What does equity mean?
Learn about equity and how it can help shareholders in fundamental analysis. See why it is one of the most important pieces of data when it comes to evaluating a company's financial health.
Equity can be defined as the amount of money the owner of an asset would be paid after selling it and any debts associated with the asset were paid off.
For example, if you own a home that's worth $200,000 and you have a mortgage of $50,000, the equity in the home would be worth $150,000.
In investing terms, equity investors purchase stock for a share of ownership in companies with the expectation that the stock may earn dividends or can be resold with a capital gain. If the investment were to rise in value, the equity they could get for selling it potentially increases.
It’s important to note that equity stakes rise or fall with the underlying value of the company's assets as well as other factors.
What are the different kinds of equity?
While there are many different kinds of equity, we will focus on some common types of equity in investing and business.
Shareholder equity – When an investor invests in a company, they can claim to own a very small piece of the company. This is known as shareholder equity. As an equity shareholder, you are entitled to a share of the company profits when those profits are returned to the shareholder.
Home equity – This can be defined as the current market value less any outstanding debt. This can be calculated by subtracting the mortgage and other debt owed against the home from the total value of the home.
Private equity – This is the evaluation of a company that is not publicly traded. This applies where stated equity on a private company's balance sheet is what remains after subtracting liabilities from assets. Privately held companies sell shares directly to investors via private placements. Private placements typically require large minimum investment and may have other requirements or conditions of purchase.
Brand equity – This is made up of intangible assets such as a company's reputation and brand identity. A company's brand can create value through consistently effective marketing. A loyal customer base can also contribute to brand equity.
The difference between stocks and equity
While stocks and equity are sometimes used interchangeably, as an investor, it's a good idea to understand the difference between these terms.
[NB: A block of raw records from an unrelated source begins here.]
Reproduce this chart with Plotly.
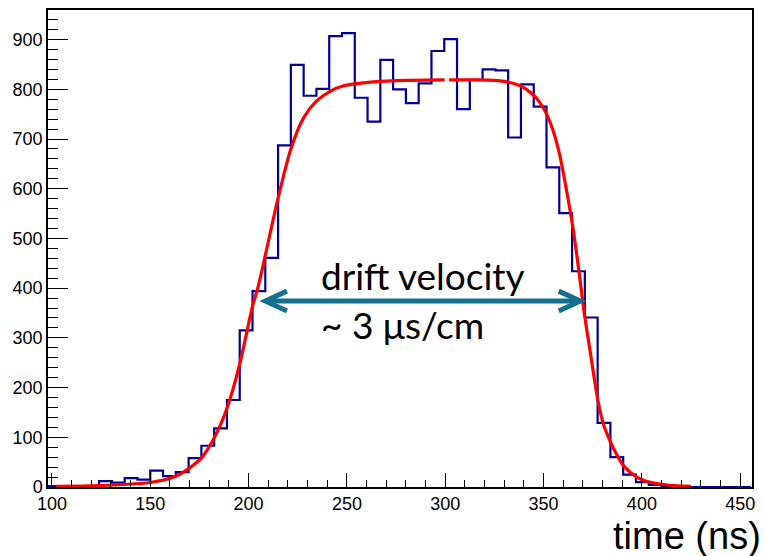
import plotly.graph_objects as go

# Drift-time histogram: 55 bins of 6.5 ns starting at 98 ns
bin_start = 98.0
bin_width = 6.5
counts = [2, 0, 0, 0, 12, 9, 18, 15, 33, 22,
          30, 58, 83, 118, 175, 315, 394, 461, 687, 849,
          787, 801, 907, 913, 783, 735, 859, 800, 772, 812,
          877, 901, 760, 819, 840, 838, 703, 810, 765, 643,
          551, 434, 341, 129, 60, 25, 10, 4, 1, 0,
          0, 0, 0, 0, 0]

# Fit curve sampled along the drawn function (two pieces)
fit_t1 = [102, 120, 136, 150, 162.7, 169.5, 176, 182.4, 188.9, 195.3,
          201.9, 205, 208.5, 215, 221.5, 227.9, 234.2, 241, 248.3, 263.6,
          280.5, 299.7]
fit_y1 = [1.5, 2.5, 5, 9, 21, 37, 58, 98, 157, 244,
          362, 405, 466, 581, 680, 742, 775, 795, 807, 815,
          818, 819]
fit_t2 = [302, 314.4, 325, 331.4, 338.2, 345, 348.3, 351.8, 355, 358.2,
          362, 365, 368, 370.7, 374, 377.6, 380.4, 384.1, 387.1, 390.6,
          397.4, 403.8, 410.9, 418, 425]
fit_y2 = [819, 819, 818, 815, 807, 788, 772, 748, 715, 668,
          590, 520, 434, 350, 265, 175, 127, 90, 66, 43,
          20, 10, 5, 2.5, 1.5]

# Drift-time window marked by the arrow
arrow_from = 208.5
arrow_to = 368.7
arrow_level = 374

edges = [bin_start + i * bin_width for i in range(len(counts) + 1)]
step_x = edges
step_y = counts + [counts[-1]]

fig = go.Figure()
fig.add_trace(go.Scatter(
    x=step_x, y=step_y, mode="lines", line_shape="hv",
    line=dict(color="#000099", width=2.2), hoverinfo="skip", showlegend=False))
fig.add_trace(go.Scatter(
    x=fit_t1 + [None] + fit_t2, y=fit_y1 + [None] + fit_y2,
    mode="lines", line=dict(color="#ff0000", width=3.2, shape="spline", smoothing=0.8),
    connectgaps=False, hoverinfo="skip", showlegend=False))

# double-headed arrow with open chevron heads
teal = "#15708f"
dx, dy = 11.0, 20.0
fig.add_shape(type="line", xref="x", yref="y",
              x0=arrow_from + 1, x1=arrow_to - 1, y0=arrow_level, y1=arrow_level,
              line=dict(color=teal, width=5))
for tip, sgn in ((arrow_from, 1), (arrow_to, -1)):
    fig.add_shape(type="path", xref="x", yref="y",
                  path=f"M {tip + sgn*dx},{arrow_level + dy} L {tip},{arrow_level} L {tip + sgn*dx},{arrow_level - dy}",
                  line=dict(color=teal, width=5))

text_font = dict(family="Lato, 'Open Sans', sans-serif", size=37, color="black")
fig.add_annotation(x=236.0, y=426, xref="x", yref="y", text="drift velocity",
                   showarrow=False, xanchor="left", yanchor="middle", font=text_font)
fig.add_annotation(x=236.0, y=326, xref="x", yref="y", text="~ 3 μs/cm",
                   showarrow=False, xanchor="left", yanchor="middle", font=text_font)

fig.add_annotation(x=1, y=0, xref="paper", yref="paper", text="time (ns)",
                   showarrow=False, xanchor="right", yanchor="top", xshift=10, yshift=-27,
                   borderpad=0,
                   font=dict(family="Liberation Sans, Arial, sans-serif", size=38, color="black"))

tick_font = dict(family="Liberation Sans, Arial, sans-serif", size=18, color="black")
fig.update_xaxes(range=[98, 456], tick0=0, dtick=50, ticks="inside", ticklen=14,
                 tickwidth=1.2, tickcolor="black", tickfont=tick_font,
                 minor=dict(ticks="inside", dtick=10, ticklen=7, tickcolor="black", tickwidth=1.2),
                 showline=True, linecolor="black", linewidth=1.5, mirror=True,
                 showgrid=False, zeroline=False)
fig.update_yaxes(range=[0, 959.5], tick0=0, dtick=100, ticks="inside", ticklen=20,
                 tickwidth=1.2, tickcolor="black", tickfont=tick_font,
                 minor=dict(ticks="inside", dtick=20, ticklen=10, tickcolor="black", tickwidth=1.2),
                 showline=True, linecolor="black", linewidth=1.5, mirror=True,
                 showgrid=False, zeroline=False)
fig.update_layout(width=765, height=556, margin=dict(l=48, r=13, t=8, b=69),
                  paper_bgcolor="white", plot_bgcolor="white")

fig.write_html("out.html")
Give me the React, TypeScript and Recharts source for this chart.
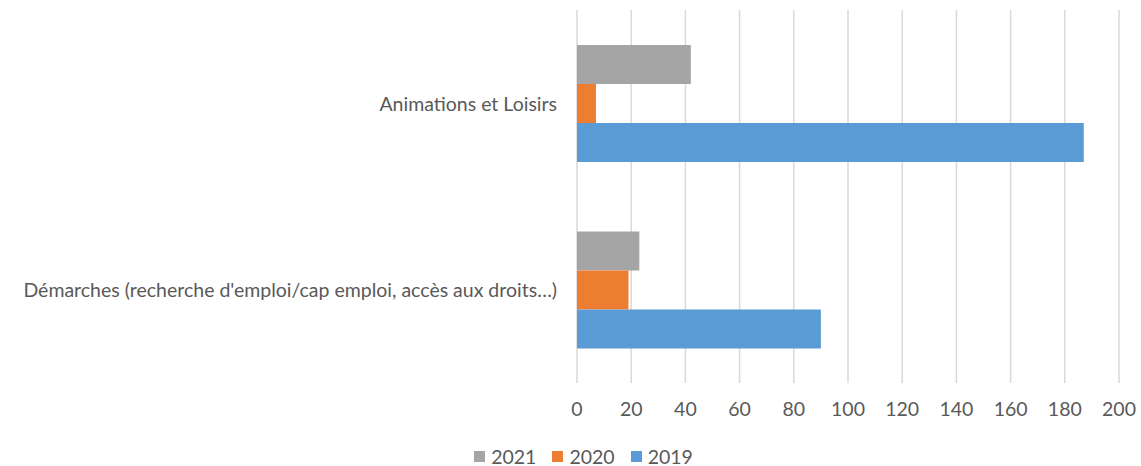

When a listing of shares takes place via an initial public offering (IPO) or new issue, a certain amount of equity, or ownership, is assigned for investors to purchase in the form of stocks. Post listing, these can be traded on stock exchanges. Simply put, stocks are market-traded shares of a company and are sometimes called 'equities'. This is not to be confused with 'equity' which refers to ownership in a company.
How is equity used by investors?
Equity is simply the value of an investor's stake in a company. It is represented by the value of shares an investor owns. Stock ownership gives shareholders access to potential capital gains and dividends. It may also give shareholders voting rights during the elections for the board of directors or other corporate activities.
Other terms like shareholders’ equity, book value, and net asset value are often used to describe equity. While the specific meanings of these terms may differ slightly, they are generally used to determine if the company receives funding from lenders or investors. In other words, it refers to the value of an investment that would be left over after paying off all the liabilities associated with that investment.
What is return on equity?
Let's say an investor owns a certain amount of stock in a company. The investor's Return on Equity (ROE) is the rate of return they receive on their shares. This is calculated as a ratio and can be used to measure the ability of a company to generate returns. Firms with higher ROEs are generally preferred by investors who may use it to compare stocks within the same sector. This is because profit levels can vary across different sectors.
ROE = Net Income/Shareholder's Equity
Net income over the last fiscal year, can be found on the company's income statement and shareholders' equity can be found on the balance sheet.
As an example, let us assume that a firm generates a profit of $100,000 and has 1000 shares held by stockholders with a valuation of $50 per share. The firm then has to pay interest worth $10,000 to its lenders, which is deducted from profits to get net income.
ROE = (100,000 – 10,000) / (1,000*50) = 1.8
This means that investors generated $1.8 for every dollar invested.
On a final note
Equity is often used in many ratios as part of fundamental analysis and as a benchmark when assessing the purchase price of a stock. Equity can be found on a firm's balance sheet and is an important data point that can help analysts assess a company's financial health.
As a concept, equity is of great importance to investors as it helps them to understand the value of their investments and to build long-term financial stability.